Paying off your car will save some, but most car loans have fairly low interest rates these days, averaging 2.98% for a 60-month new car note. 

But the majority of car loans are calculated using what’s called the simple interest method. This means the interest paid each month is based on the loan’s outstanding balance. The earlier you pay off or pay down these loans, the more you will save in interest payments. You can figure out how much you could save on your particular loan by plugging your numbers into a calculator like the one at Bankrate.com.

It may not seem significant but the reason for getting out of a loan like this early is that you will be freeing up money in your budget every month. There is an opportunity cost involved whenever you borrow money, and it is a cost many people do not consider.

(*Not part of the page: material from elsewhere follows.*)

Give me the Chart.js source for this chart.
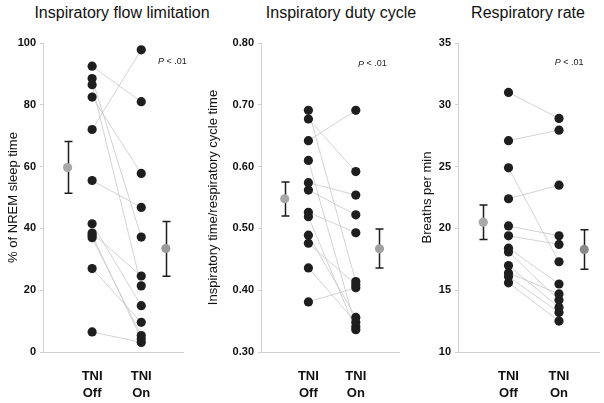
<!DOCTYPE html>
<html lang="en">
<head>
<meta charset="utf-8">
<title>TNI panels</title>
<script src="https://cdn.jsdelivr.net/npm/chart.js@4.4.1/dist/chart.umd.min.js"></script>
<style>
  body { margin: 0; background: #fff; }
  #Page { position: relative; width: 604px; height: 403px; overflow: hidden; font-family: "Liberation Sans", Arial, sans-serif; }
  .ttl { position: absolute; top: 4px; font-size: 16px; color: #111; white-space: nowrap; transform: translateX(-50%); }
  canvas { position: absolute; top: 0; }
</style>
</head>
<body>
<div id="Page">
  <div class="ttl" style="left:122px">Inspiratory flow limitation</div>
  <div class="ttl" style="left:341px">Inspiratory duty cycle</div>
  <div class="ttl" style="left:528px">Respiratory rate</div>
  <canvas id="flowChart" style="left:0px" width="200" height="403"></canvas>
  <canvas id="dutyChart" style="left:200px" width="204" height="403"></canvas>
  <canvas id="rateChart" style="left:400px" width="204" height="403"></canvas>
</div>
<script>
// x positions: 1 = mean off, 2 = TNI Off, 4 = TNI On, 5 = mean on
const groups = ['TNI Off', 'TNI On'];

// Inspiratory flow limitation (% of NREM sleep time), paired by patient
const flowOff = [92.5, 88.5, 86.5, 82.5, 72.0, 55.5, 41.5, 38.5, 37.8, 37.0, 27.0, 6.5];
const flowOn  = [81.0, 37.2, 21.4, 57.8, 97.8, 46.8, 15.0, 24.6, 4.2, 5.3, 9.6, 3.1];
const flowMean = [59.7, 33.5];
const flowHi = [68.1, 42.2];
const flowLo = [51.4, 24.5];

// Inspiratory duty cycle
const dutyOff = [0.691, 0.677, 0.642, 0.610, 0.574, 0.562, 0.526, 0.519, 0.489, 0.476, 0.436, 0.381];
const dutyOn  = [0.414, 0.592, 0.691, 0.341, 0.554, 0.522, 0.493, 0.336, 0.356, 0.409, 0.348, 0.404];
const dutyMean = [0.548, 0.467];
const dutyHi = [0.575, 0.499];
const dutyLo = [0.520, 0.436];

// Respiratory rate (breaths per min)
const rateOff = [31.0, 27.1, 24.9, 22.4, 20.2, 19.4, 18.4, 18.1, 17.0, 16.4, 16.1, 15.6];
const rateOn  = [28.9, 27.95, 17.3, 23.5, 19.4, 18.7, 15.5, 14.2, 13.6, 14.7, 13.2, 12.5];
const rateMean = [20.5, 18.3];
const rateHi = [21.9, 19.9];
const rateLo = [19.1, 16.7];

const FONT = '"Liberation Sans", Arial, sans-serif';

// error bars + "P < .01" note, drawn through the chart scales
const extrasPlugin = {
  id: 'extras',
  beforeDatasetsDraw(chart) {
    const o = chart.options.plugins.extras;
    const ctx = chart.ctx, xs = chart.scales.x, ys = chart.scales.y;
    ctx.save();
    ctx.strokeStyle = '#1c1c1c';
    ctx.lineWidth = 1.5;
    [1, 5].forEach((xv, i) => {
      const px = Math.round(xs.getPixelForValue(xv)) + 0.5;
      const top = ys.getPixelForValue(o.hi[i]), bot = ys.getPixelForValue(o.lo[i]);
      ctx.beginPath();
      ctx.moveTo(px, top); ctx.lineTo(px, bot);
      ctx.moveTo(px - 4, top); ctx.lineTo(px + 4, top);
      ctx.moveTo(px - 4, bot); ctx.lineTo(px + 4, bot);
      ctx.stroke();
    });
    const nx = xs.getPixelForValue(o.note[0]), ny = ys.getPixelForValue(o.note[1]);
    ctx.fillStyle = '#222';
    ctx.textBaseline = 'middle';
    ctx.textAlign = 'left';
    ctx.font = 'italic 9px ' + FONT;
    const w1 = ctx.measureText('P').width;
    ctx.font = '9px ' + FONT;
    const w2 = ctx.measureText(' < .01').width;
    let sx = nx - (w1 + w2) / 2;
    ctx.font = 'italic 9px ' + FONT;
    ctx.fillText('P', sx, ny);
    ctx.font = '9px ' + FONT;
    ctx.fillText(' < .01', sx + w1, ny);
    ctx.restore();
  }
};

function makePanel(id, off, on, mean, hi, lo, opt) {
  const datasets = [];
  for (let i = 0; i < off.length; i++) {
    datasets.push({
      type: 'line',
      data: [{x: 2, y: off[i]}, {x: 4, y: on[i]}],
      borderColor: '#c8c8c8',
      borderWidth: 0.8,
      pointRadius: 0,
      order: 3
    });
  }
  datasets.push({
    type: 'scatter',
    data: off.map(v => ({x: 2, y: v})).concat(on.map(v => ({x: 4, y: v}))),
    backgroundColor: '#1e1e1e',
    borderWidth: 0,
    pointRadius: 4.6,
    order: 1
  });
  datasets.push({
    type: 'scatter',
    data: [{x: 1, y: mean[0]}, {x: 5, y: mean[1]}],
    backgroundColor: opt.meanColors,
    borderWidth: 0,
    pointRadius: 4.6,
    order: 0
  });
  return new Chart(document.getElementById(id), {
    type: 'scatter',
    data: { datasets: datasets },
    plugins: [extrasPlugin],
    options: {
      responsive: false,
      animation: false,
      events: [],
      layout: { padding: { top: 43, right: opt.padRight, left: opt.padLeft, bottom: 0 } },
      plugins: {
        legend: { display: false },
        tooltip: { enabled: false },
        extras: { hi: hi, lo: lo, note: opt.note }
      },
      scales: {
        x: {
          type: 'linear',
          min: 0,
          max: opt.xMax,
          afterBuildTicks: s => { s.ticks = [{value: 2}, {value: 4}]; },
          afterFit: s => { s.height = 51; },
          ticks: {
            padding: 8,
            color: '#111',
            font: { family: FONT, size: 13, weight: 'bold', lineHeight: 1.3 },
            callback: v => v === 2 ? ['TNI', 'Off'] : ['TNI', 'On']
          },
          grid: { display: false },
          border: { color: '#d0d0d0', width: 1 }
        },
        y: {
          min: opt.yMin,
          max: opt.yMax,
          afterBuildTicks: s => {
            s.ticks = opt.yTicks.map(v => ({value: v}));
          },
          afterFit: s => { s.width = opt.yWidth; },
          ticks: {
            padding: 4,
            color: '#111',
            font: { family: FONT, size: 11, weight: 'bold' },
            callback: v => opt.fmt(v)
          },
          grid: { drawOnChartArea: false, drawTicks: true, tickLength: 3, color: '#d0d0d0' },
          border: { color: '#d0d0d0', width: 1 },
          title: {
            display: true,
            text: opt.yTitle,
            color: '#111',
            padding: { top: 0, bottom: 6 },
            font: { family: FONT, size: 13 }
          }
        }
      }
    }
  });
}

makePanel('flowChart', flowOff, flowOn, flowMean, flowHi, flowLo, {
  yMin: 0, yMax: 100, yTicks: [0, 20, 40, 60, 80, 100], fmt: v => String(v),
  yTitle: '% of NREM sleep time', padLeft: 6, yWidth: 37, padRight: 17, xMax: 5.7,
  note: [5.27, 94], meanColors: ['#a8a8a8', '#9a9a9a']
});
makePanel('dutyChart', dutyOff, dutyOn, dutyMean, dutyHi, dutyLo, {
  yMin: 0.3, yMax: 0.8, yTicks: [0.3, 0.4, 0.5, 0.6, 0.7, 0.8], fmt: v => v.toFixed(2),
  yTitle: 'Inspiratory time/respiratory cycle time', padLeft: 6, yWidth: 55, padRight: 0, xMax: 5.84,
  note: [4.7, 0.766], meanColors: ['#a8a8a8', '#a0a0a0']
});
makePanel('rateChart', rateOff, rateOn, rateMean, rateHi, rateLo, {
  yMin: 10, yMax: 35, yTicks: [10, 15, 20, 25, 30, 35], fmt: v => String(v),
  yTitle: 'Breaths per min', padLeft: 20, yWidth: 38, padRight: 0, xMax: 5.6,
  note: [4.4, 33.4], meanColors: ['#a8a8a8', '#8a8a8a']
});
</script>
</body>
</html>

This is the same logic that suggests it is a good idea to get out of your mortgage (even with a low rate) before you retire. It is not the hefty interest rates associated with these debts, but rather the fact that you have them that stops you from doing other things.

The average monthly payment on a car loan right now is $471, what else could you do with that money each month? If you invest it instead at a 6% interest rate, you would have close to $77,000 after 10 years. 

If you do decide to put your bonus money toward your auto loan, you want to make sure you are actually paying down principal. In many cases, paying extra will signal to the lender not that you are trying to reduce the amount of interest paid or get out of the loan early, but that you do not have to make another payment for a few months. If you want the payment to go toward principal you should call the lender and ask how to make that happen.